Incompatible national and regional interests
While there is now some momentum for peace, expectations should still be low about an agreement that can effectively bring peace and reconciliation. The problem lies in the hugely complex situation of two parallel chess boards for peace. On the intra-Afghan chessboard, various groups need to reconcile and agree on a way forward in a context that is marred by political divisions, traditional rivalries, structural center-periphery gaps and a lack of national identity.

On the international chessboard, a huge number of regional and international power holders need to agree on the final intra-Afghan agreement, while they bring wide-ranging and often competing political agendas to the table. The list of stakeholders is almost endless but includes at least: Pakistan, Iran, the five Central Asian republics north of Afghanistan, China, India, the United States, the European Union, Russia and Turkey.
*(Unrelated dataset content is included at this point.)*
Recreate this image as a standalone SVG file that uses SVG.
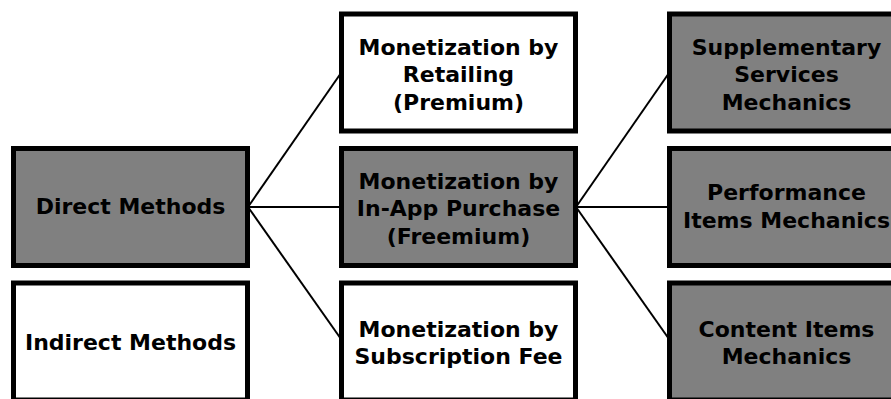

Some chess pieces are moving forward but others seem to be stuck or going in circles. While everybody would probably agree that the only sustainable outcome for peace and reconciliation is an ‘intra-Afghan agreement with regional support’, the strong divisions at both national and regional level currently turn this objective into a political pipedream. As long as there is no breakthrough, we continue to be caught up in the biggest overreaction to terrorism in recent history.